__AVAILABLE DATA__:
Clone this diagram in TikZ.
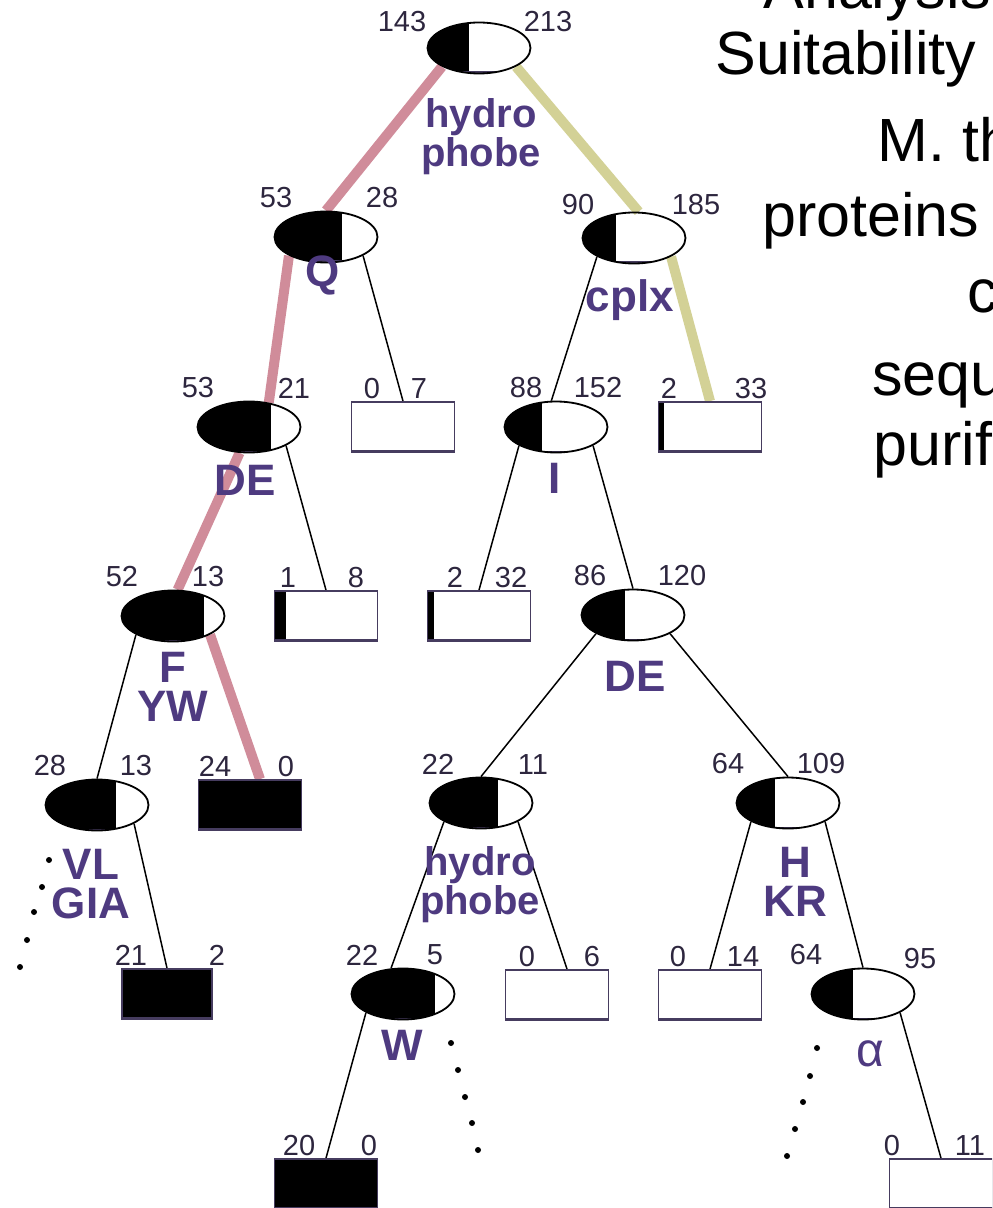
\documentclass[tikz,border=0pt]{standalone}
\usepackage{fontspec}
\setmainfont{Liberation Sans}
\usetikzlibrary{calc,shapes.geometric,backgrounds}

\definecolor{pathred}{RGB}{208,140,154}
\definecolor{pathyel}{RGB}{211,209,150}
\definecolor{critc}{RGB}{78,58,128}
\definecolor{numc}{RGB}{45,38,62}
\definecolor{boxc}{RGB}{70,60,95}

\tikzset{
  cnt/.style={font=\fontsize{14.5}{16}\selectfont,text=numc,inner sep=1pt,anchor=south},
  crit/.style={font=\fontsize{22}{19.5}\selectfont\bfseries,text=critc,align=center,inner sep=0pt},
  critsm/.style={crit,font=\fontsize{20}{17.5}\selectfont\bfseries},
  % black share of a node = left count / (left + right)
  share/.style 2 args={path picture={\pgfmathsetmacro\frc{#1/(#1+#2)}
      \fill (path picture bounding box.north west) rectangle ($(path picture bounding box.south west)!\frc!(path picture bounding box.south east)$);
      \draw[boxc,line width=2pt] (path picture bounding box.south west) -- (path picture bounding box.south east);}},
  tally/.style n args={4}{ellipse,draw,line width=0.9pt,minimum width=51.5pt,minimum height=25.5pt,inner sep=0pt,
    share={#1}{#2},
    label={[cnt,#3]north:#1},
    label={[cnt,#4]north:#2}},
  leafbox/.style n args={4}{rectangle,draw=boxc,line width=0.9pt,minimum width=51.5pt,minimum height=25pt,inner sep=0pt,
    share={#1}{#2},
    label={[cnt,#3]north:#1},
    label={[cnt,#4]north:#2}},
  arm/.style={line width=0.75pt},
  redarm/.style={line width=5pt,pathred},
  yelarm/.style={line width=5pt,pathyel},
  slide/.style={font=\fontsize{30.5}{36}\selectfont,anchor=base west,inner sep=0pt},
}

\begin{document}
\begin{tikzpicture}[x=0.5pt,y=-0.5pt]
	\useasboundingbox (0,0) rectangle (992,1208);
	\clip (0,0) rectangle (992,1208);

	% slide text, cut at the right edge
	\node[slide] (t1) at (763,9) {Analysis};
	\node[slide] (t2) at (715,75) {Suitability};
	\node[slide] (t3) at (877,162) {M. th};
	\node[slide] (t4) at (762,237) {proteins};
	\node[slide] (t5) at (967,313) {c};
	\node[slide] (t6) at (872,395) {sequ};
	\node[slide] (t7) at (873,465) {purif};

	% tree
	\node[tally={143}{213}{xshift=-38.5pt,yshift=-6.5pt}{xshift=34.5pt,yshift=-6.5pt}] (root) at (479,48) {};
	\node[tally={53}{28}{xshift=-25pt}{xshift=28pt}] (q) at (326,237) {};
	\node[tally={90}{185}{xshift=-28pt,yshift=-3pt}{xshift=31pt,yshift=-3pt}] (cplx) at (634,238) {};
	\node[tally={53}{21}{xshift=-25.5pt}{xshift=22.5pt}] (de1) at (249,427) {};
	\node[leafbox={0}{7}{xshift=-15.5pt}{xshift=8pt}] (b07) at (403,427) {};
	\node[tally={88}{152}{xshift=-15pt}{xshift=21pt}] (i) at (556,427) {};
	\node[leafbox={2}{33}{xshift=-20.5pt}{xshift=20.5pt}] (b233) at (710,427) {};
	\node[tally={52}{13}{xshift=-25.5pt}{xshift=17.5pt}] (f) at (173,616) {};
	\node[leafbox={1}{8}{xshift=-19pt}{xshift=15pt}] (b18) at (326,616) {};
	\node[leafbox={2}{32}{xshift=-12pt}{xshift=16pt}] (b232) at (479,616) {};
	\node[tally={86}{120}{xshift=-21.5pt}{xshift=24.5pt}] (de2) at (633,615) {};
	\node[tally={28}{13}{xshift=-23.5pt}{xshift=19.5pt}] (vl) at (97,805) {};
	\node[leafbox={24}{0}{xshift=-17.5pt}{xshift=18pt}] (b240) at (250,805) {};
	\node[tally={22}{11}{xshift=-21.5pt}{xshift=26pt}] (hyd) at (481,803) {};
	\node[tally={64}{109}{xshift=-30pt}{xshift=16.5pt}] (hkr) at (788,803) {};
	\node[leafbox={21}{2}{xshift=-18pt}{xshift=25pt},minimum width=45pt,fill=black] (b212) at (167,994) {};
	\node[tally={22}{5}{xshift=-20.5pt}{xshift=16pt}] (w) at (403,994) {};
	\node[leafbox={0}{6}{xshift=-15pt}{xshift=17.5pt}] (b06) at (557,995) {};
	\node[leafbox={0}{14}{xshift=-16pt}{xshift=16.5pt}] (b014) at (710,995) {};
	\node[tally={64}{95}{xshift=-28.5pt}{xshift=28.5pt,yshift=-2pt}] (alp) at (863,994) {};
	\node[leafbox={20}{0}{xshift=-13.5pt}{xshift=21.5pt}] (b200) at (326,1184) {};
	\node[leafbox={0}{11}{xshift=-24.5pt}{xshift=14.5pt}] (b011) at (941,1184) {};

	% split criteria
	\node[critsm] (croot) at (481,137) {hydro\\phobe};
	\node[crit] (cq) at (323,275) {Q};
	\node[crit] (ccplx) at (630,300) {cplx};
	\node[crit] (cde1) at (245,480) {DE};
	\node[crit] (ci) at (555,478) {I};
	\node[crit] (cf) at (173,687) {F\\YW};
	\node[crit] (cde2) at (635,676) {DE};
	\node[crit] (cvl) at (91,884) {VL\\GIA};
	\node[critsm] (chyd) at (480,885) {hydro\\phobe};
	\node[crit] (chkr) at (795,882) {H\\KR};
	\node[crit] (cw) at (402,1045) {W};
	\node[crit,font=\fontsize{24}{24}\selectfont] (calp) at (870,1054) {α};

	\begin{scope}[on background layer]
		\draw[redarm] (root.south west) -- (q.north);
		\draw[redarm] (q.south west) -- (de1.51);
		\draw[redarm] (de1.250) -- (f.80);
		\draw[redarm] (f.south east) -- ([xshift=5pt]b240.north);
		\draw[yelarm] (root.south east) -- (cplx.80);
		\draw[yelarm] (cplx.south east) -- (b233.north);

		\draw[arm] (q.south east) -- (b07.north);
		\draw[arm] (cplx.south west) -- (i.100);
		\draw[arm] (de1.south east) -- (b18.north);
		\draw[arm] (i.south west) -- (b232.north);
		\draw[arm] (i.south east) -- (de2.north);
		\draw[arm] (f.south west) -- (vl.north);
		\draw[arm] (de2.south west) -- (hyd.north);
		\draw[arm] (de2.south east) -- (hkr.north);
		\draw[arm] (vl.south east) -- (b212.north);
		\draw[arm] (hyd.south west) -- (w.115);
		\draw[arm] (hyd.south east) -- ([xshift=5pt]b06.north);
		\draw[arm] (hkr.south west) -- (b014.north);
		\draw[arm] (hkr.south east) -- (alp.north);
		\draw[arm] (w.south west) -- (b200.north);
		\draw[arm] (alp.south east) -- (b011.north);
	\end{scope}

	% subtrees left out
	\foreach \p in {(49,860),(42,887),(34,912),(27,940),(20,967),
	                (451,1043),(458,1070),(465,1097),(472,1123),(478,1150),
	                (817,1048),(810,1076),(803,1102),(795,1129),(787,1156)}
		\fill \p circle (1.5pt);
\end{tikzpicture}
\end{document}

__WHAT YOU HAVE TO DO__: All of the material above is to be copied exactly, except for its images.

__WRITTEN ANSWER__:
Clone this diagram in TikZ.
\documentclass[tikz,border=0pt]{standalone}
\usepackage{fontspec}
\setmainfont{Liberation Sans}
\usetikzlibrary{calc,shapes.geometric,backgrounds}

\definecolor{pathred}{RGB}{208,140,154}
\definecolor{pathyel}{RGB}{211,209,150}
\definecolor{critc}{RGB}{78,58,128}
\definecolor{numc}{RGB}{45,38,62}
\definecolor{boxc}{RGB}{70,60,95}

\tikzset{
  cnt/.style={font=\fontsize{14.5}{16}\selectfont,text=numc,inner sep=1pt,anchor=south},
  crit/.style={font=\fontsize{22}{19.5}\selectfont\bfseries,text=critc,align=center,inner sep=0pt},
  critsm/.style={crit,font=\fontsize{20}{17.5}\selectfont\bfseries},
  % black share of a node = left count / (left + right)
  share/.style 2 args={path picture={\pgfmathsetmacro\frc{#1/(#1+#2)}
      \fill (path picture bounding box.north west) rectangle ($(path picture bounding box.south west)!\frc!(path picture bounding box.south east)$);
      \draw[boxc,line width=2pt] (path picture bounding box.south west) -- (path picture bounding box.south east);}},
  tally/.style n args={4}{ellipse,draw,line width=0.9pt,minimum width=51.5pt,minimum height=25.5pt,inner sep=0pt,
    share={#1}{#2},
    label={[cnt,#3]north:#1},
    label={[cnt,#4]north:#2}},
  leafbox/.style n args={4}{rectangle,draw=boxc,line width=0.9pt,minimum width=51.5pt,minimum height=25pt,inner sep=0pt,
    share={#1}{#2},
    label={[cnt,#3]north:#1},
    label={[cnt,#4]north:#2}},
  arm/.style={line width=0.75pt},
  redarm/.style={line width=5pt,pathred},
  yelarm/.style={line width=5pt,pathyel},
  slide/.style={font=\fontsize{30.5}{36}\selectfont,anchor=base west,inner sep=0pt},
}

\begin{document}
\begin{tikzpicture}[x=0.5pt,y=-0.5pt]
	\useasboundingbox (0,0) rectangle (992,1208);
	\clip (0,0) rectangle (992,1208);

	% slide text, cut at the right edge
	\node[slide] (t1) at (763,9) {Analysis};
	\node[slide] (t2) at (715,75) {Suitability};
	\node[slide] (t3) at (877,162) {M. th};
	\node[slide] (t4) at (762,237) {proteins};
	\node[slide] (t5) at (967,313) {c};
	\node[slide] (t6) at (872,395) {sequ};
	\node[slide] (t7) at (873,465) {purif};

	% tree
	\node[tally={143}{213}{xshift=-38.5pt,yshift=-6.5pt}{xshift=34.5pt,yshift=-6.5pt}] (root) at (479,48) {};
	\node[tally={53}{28}{xshift=-25pt}{xshift=28pt}] (q) at (326,237) {};
	\node[tally={90}{185}{xshift=-28pt,yshift=-3pt}{xshift=31pt,yshift=-3pt}] (cplx) at (634,238) {};
	\node[tally={53}{21}{xshift=-25.5pt}{xshift=22.5pt}] (de1) at (249,427) {};
	\node[leafbox={0}{7}{xshift=-15.5pt}{xshift=8pt}] (b07) at (403,427) {};
	\node[tally={88}{152}{xshift=-15pt}{xshift=21pt}] (i) at (556,427) {};
	\node[leafbox={2}{33}{xshift=-20.5pt}{xshift=20.5pt}] (b233) at (710,427) {};
	\node[tally={52}{13}{xshift=-25.5pt}{xshift=17.5pt}] (f) at (173,616) {};
	\node[leafbox={1}{8}{xshift=-19pt}{xshift=15pt}] (b18) at (326,616) {};
	\node[leafbox={2}{32}{xshift=-12pt}{xshift=16pt}] (b232) at (479,616) {};
	\node[tally={86}{120}{xshift=-21.5pt}{xshift=24.5pt}] (de2) at (633,615) {};
	\node[tally={28}{13}{xshift=-23.5pt}{xshift=19.5pt}] (vl) at (97,805) {};
	\node[leafbox={24}{0}{xshift=-17.5pt}{xshift=18pt}] (b240) at (250,805) {};
	\node[tally={22}{11}{xshift=-21.5pt}{xshift=26pt}] (hyd) at (481,803) {};
	\node[tally={64}{109}{xshift=-30pt}{xshift=16.5pt}] (hkr) at (788,803) {};
	\node[leafbox={21}{2}{xshift=-18pt}{xshift=25pt},minimum width=45pt,fill=black] (b212) at (167,994) {};
	\node[tally={22}{5}{xshift=-20.5pt}{xshift=16pt}] (w) at (403,994) {};
	\node[leafbox={0}{6}{xshift=-15pt}{xshift=17.5pt}] (b06) at (557,995) {};
	\node[leafbox={0}{14}{xshift=-16pt}{xshift=16.5pt}] (b014) at (710,995) {};
	\node[tally={64}{95}{xshift=-28.5pt}{xshift=28.5pt,yshift=-2pt}] (alp) at (863,994) {};
	\node[leafbox={20}{0}{xshift=-13.5pt}{xshift=21.5pt}] (b200) at (326,1184) {};
	\node[leafbox={0}{11}{xshift=-24.5pt}{xshift=14.5pt}] (b011) at (941,1184) {};

	% split criteria
	\node[critsm] (croot) at (481,137) {hydro\\phobe};
	\node[crit] (cq) at (323,275) {Q};
	\node[crit] (ccplx) at (630,300) {cplx};
	\node[crit] (cde1) at (245,480) {DE};
	\node[crit] (ci) at (555,478) {I};
	\node[crit] (cf) at (173,687) {F\\YW};
	\node[crit] (cde2) at (635,676) {DE};
	\node[crit] (cvl) at (91,884) {VL\\GIA};
	\node[critsm] (chyd) at (480,885) {hydro\\phobe};
	\node[crit] (chkr) at (795,882) {H\\KR};
	\node[crit] (cw) at (402,1045) {W};
	\node[crit,font=\fontsize{24}{24}\selectfont] (calp) at (870,1054) {α};

	\begin{scope}[on background layer]
		\draw[redarm] (root.south west) -- (q.north);
		\draw[redarm] (q.south west) -- (de1.51);
		\draw[redarm] (de1.250) -- (f.80);
		\draw[redarm] (f.south east) -- ([xshift=5pt]b240.north);
		\draw[yelarm] (root.south east) -- (cplx.80);
		\draw[yelarm] (cplx.south east) -- (b233.north);

		\draw[arm] (q.south east) -- (b07.north);
		\draw[arm] (cplx.south west) -- (i.100);
		\draw[arm] (de1.south east) -- (b18.north);
		\draw[arm] (i.south west) -- (b232.north);
		\draw[arm] (i.south east) -- (de2.north);
		\draw[arm] (f.south west) -- (vl.north);
		\draw[arm] (de2.south west) -- (hyd.north);
		\draw[arm] (de2.south east) -- (hkr.north);
		\draw[arm] (vl.south east) -- (b212.north);
		\draw[arm] (hyd.south west) -- (w.115);
		\draw[arm] (hyd.south east) -- ([xshift=5pt]b06.north);
		\draw[arm] (hkr.south west) -- (b014.north);
		\draw[arm] (hkr.south east) -- (alp.north);
		\draw[arm] (w.south west) -- (b200.north);
		\draw[arm] (alp.south east) -- (b011.north);
	\end{scope}

	% subtrees left out
	\foreach \p in {(49,860),(42,887),(34,912),(27,940),(20,967),
	                (451,1043),(458,1070),(465,1097),(472,1123),(478,1150),
	                (817,1048),(810,1076),(803,1102),(795,1129),(787,1156)}
		\fill \p circle (1.5pt);
\end{tikzpicture}
\end{document}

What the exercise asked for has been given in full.